• INSTRUCTION
Set down each line of the material that follows, exactly, with no pictures.
* BEGIN DATA PROVIDED *
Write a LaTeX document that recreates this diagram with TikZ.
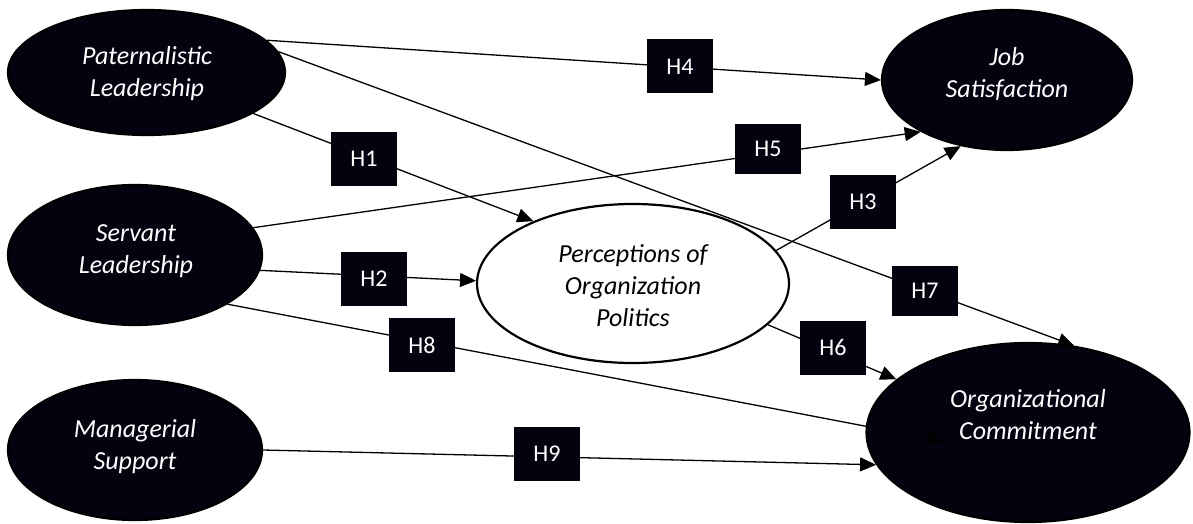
\documentclass[tikz,border=0pt]{standalone}
\usepackage{fontspec}
\setmainfont{Carlito}
\usetikzlibrary{arrows.meta,shapes.geometric}
\definecolor{navy}{RGB}{3,3,16}
\tikzset{
  ellb/.style={ellipse, draw=black, line width=2.2pt, fill=navy, inner sep=0pt},
  ellw/.style={ellipse, draw=black, line width=2.2pt, fill=white, inner sep=0pt},
  wtxt/.style={text=white, font=\fontsize{26}{32}\selectfont\itshape, align=center, inner sep=0pt},
  btxt/.style={text=black, font=\fontsize{26}{32}\selectfont\itshape, align=center, inner sep=0pt},
  hbox/.style={fill=navy, text=white, font=\fontsize{24}{28}\selectfont, minimum width=66pt, minimum height=54pt, inner sep=0pt},
  conn/.style={line width=1.3pt, -{Triangle[length=16pt,width=14pt]}},
}
\begin{document}
\begin{tikzpicture}[x=1pt,y=-1pt]
\useasboundingbox[fill=white] (0,0) rectangle (1193,524);
% ellipses
\node[ellb, minimum width=277pt, minimum height=125pt] (pat) at (146.5,72.5) {};
\node[ellb, minimum width=254pt, minimum height=140pt] (serv) at (135,255) {};
\node[ellb, minimum width=254pt, minimum height=140pt] (mgr) at (135,450) {};
\node[ellb, minimum width=250pt, minimum height=140pt] (job) at (1007,80) {};
\node[ellw, minimum width=312pt, minimum height=159pt] (perc) at (633,283.5) {};
\node[ellb, minimum width=323pt, minimum height=179pt] (oc) at (1028,432.5) {};
% texts
\node[wtxt] (pat-t) at (147,74) {Paternalistic\\Leadership};
\node[wtxt] (serv-t) at (136,251) {Servant\\Leadership};
\node[wtxt] (mgr-t) at (135,446.5) {Managerial\\Support};
\node[wtxt] (job-t) at (1007,74) {Job\\Satisfaction};
\node[btxt] (perc-t) at (633,285.5) {Perceptions of\\Organization\\Politics};
\node[wtxt] (oc-t) at (1028,415) {Organizational\\Commitment};
% connectors
\coordinate (h8end) at (943,441);
\draw[conn] (pat.15) -- (job.180);
\draw[conn] (pat.9) -- (oc.62);
\draw[conn] (pat.339) -- (perc.148);
\draw[conn] (serv.13) -- (job.211);
\draw[conn] (serv.353) -- (perc.179);
\draw[conn] (serv.332) -- (h8end);
\draw[conn] (mgr.0) -- (oc.192);
\draw[conn] (perc.13) -- (job.235);
\draw[conn] (perc.343) -- (oc.158);
% hypothesis boxes
\node[hbox] (h4) at (680,66.5) {H4};
\node[hbox] (h1) at (364,158.5) {H1};
\node[hbox, minimum height=50pt] (h5) at (768,149) {H5};
\node[hbox] (h3) at (863,202) {H3};
\node[hbox] (h2) at (374,278.5) {H2};
\node[hbox] (h8) at (422,345) {H8};
\node[hbox, minimum height=50pt] (h7) at (925,291) {H7};
\node[hbox] (h6) at (833,347.5) {H6};
\node[hbox] (h9) at (547,453.5) {H9};
\end{tikzpicture}
\end{document}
* END DATA PROVIDED *
• TASK ANSWER
Write a LaTeX document that recreates this diagram with TikZ.
\documentclass[tikz,border=0pt]{standalone}
\usepackage{fontspec}
\setmainfont{Carlito}
\usetikzlibrary{arrows.meta,shapes.geometric}
\definecolor{navy}{RGB}{3,3,16}
\tikzset{
  ellb/.style={ellipse, draw=black, line width=2.2pt, fill=navy, inner sep=0pt},
  ellw/.style={ellipse, draw=black, line width=2.2pt, fill=white, inner sep=0pt},
  wtxt/.style={text=white, font=\fontsize{26}{32}\selectfont\itshape, align=center, inner sep=0pt},
  btxt/.style={text=black, font=\fontsize{26}{32}\selectfont\itshape, align=center, inner sep=0pt},
  hbox/.style={fill=navy, text=white, font=\fontsize{24}{28}\selectfont, minimum width=66pt, minimum height=54pt, inner sep=0pt},
  conn/.style={line width=1.3pt, -{Triangle[length=16pt,width=14pt]}},
}
\begin{document}
\begin{tikzpicture}[x=1pt,y=-1pt]
\useasboundingbox[fill=white] (0,0) rectangle (1193,524);
% ellipses
\node[ellb, minimum width=277pt, minimum height=125pt] (pat) at (146.5,72.5) {};
\node[ellb, minimum width=254pt, minimum height=140pt] (serv) at (135,255) {};
\node[ellb, minimum width=254pt, minimum height=140pt] (mgr) at (135,450) {};
\node[ellb, minimum width=250pt, minimum height=140pt] (job) at (1007,80) {};
\node[ellw, minimum width=312pt, minimum height=159pt] (perc) at (633,283.5) {};
\node[ellb, minimum width=323pt, minimum height=179pt] (oc) at (1028,432.5) {};
% texts
\node[wtxt] (pat-t) at (147,74) {Paternalistic\\Leadership};
\node[wtxt] (serv-t) at (136,251) {Servant\\Leadership};
\node[wtxt] (mgr-t) at (135,446.5) {Managerial\\Support};
\node[wtxt] (job-t) at (1007,74) {Job\\Satisfaction};
\node[btxt] (perc-t) at (633,285.5) {Perceptions of\\Organization\\Politics};
\node[wtxt] (oc-t) at (1028,415) {Organizational\\Commitment};
% connectors
\coordinate (h8end) at (943,441);
\draw[conn] (pat.15) -- (job.180);
\draw[conn] (pat.9) -- (oc.62);
\draw[conn] (pat.339) -- (perc.148);
\draw[conn] (serv.13) -- (job.211);
\draw[conn] (serv.353) -- (perc.179);
\draw[conn] (serv.332) -- (h8end);
\draw[conn] (mgr.0) -- (oc.192);
\draw[conn] (perc.13) -- (job.235);
\draw[conn] (perc.343) -- (oc.158);
% hypothesis boxes
\node[hbox] (h4) at (680,66.5) {H4};
\node[hbox] (h1) at (364,158.5) {H1};
\node[hbox, minimum height=50pt] (h5) at (768,149) {H5};
\node[hbox] (h3) at (863,202) {H3};
\node[hbox] (h2) at (374,278.5) {H2};
\node[hbox] (h8) at (422,345) {H8};
\node[hbox, minimum height=50pt] (h7) at (925,291) {H7};
\node[hbox] (h6) at (833,347.5) {H6};
\node[hbox] (h9) at (547,453.5) {H9};
\end{tikzpicture}
\end{document}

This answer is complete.